There is a lot more stuff that is more broken than the SS. They are just focusing on SS because there are trillions of $$ to loot! Don't forget this insignificant aspect of this problem. ;-)
At the end of the day, most fundamentally, we will have young able-bodied people working and elderly and disabled or ill people who will need societal support.
With a pyramid scheme, you eventually run out of people to pay unrealistic promises made to other people. Social Security is not facing that inevitability. It is facing a bubble in the boomer population that will have to be offset by some combination of tax increases, deficit increases, benefit cuts and means-testing. But that's not the same thing as collapse.
As the boomer population passes and the age cohort distribution evens out, the strain will come off the system.
It really does not matter HOW you finance a social safety net. Obsessing on the current state of a given program and projecting it decades into the future is a meaningless exercise.

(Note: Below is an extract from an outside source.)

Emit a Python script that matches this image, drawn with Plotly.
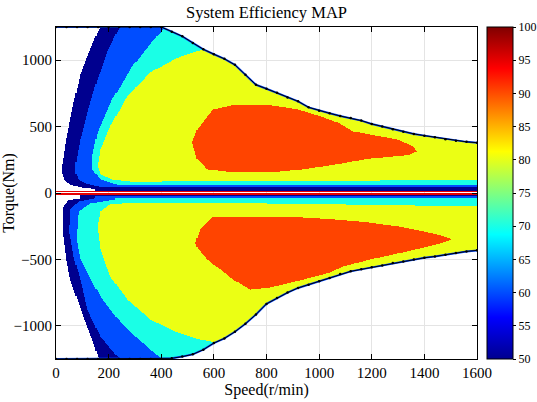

What matters is: fundamentally, can the economic activity of the working cohort support the social needs of the non-working cohort? If so, then however you finance it you'll be okay (assuming a low level of graft of other inefficiencies.) If not, then no systemic reform will help you.
Fortunately, the answer is we will be producing enough wealth to cover our costs. Watch it happen.
Everyone should have to pay the tax or they should allow anyone to participate in the stater retirement system.
It is sad that the deficit commission are all rich, too.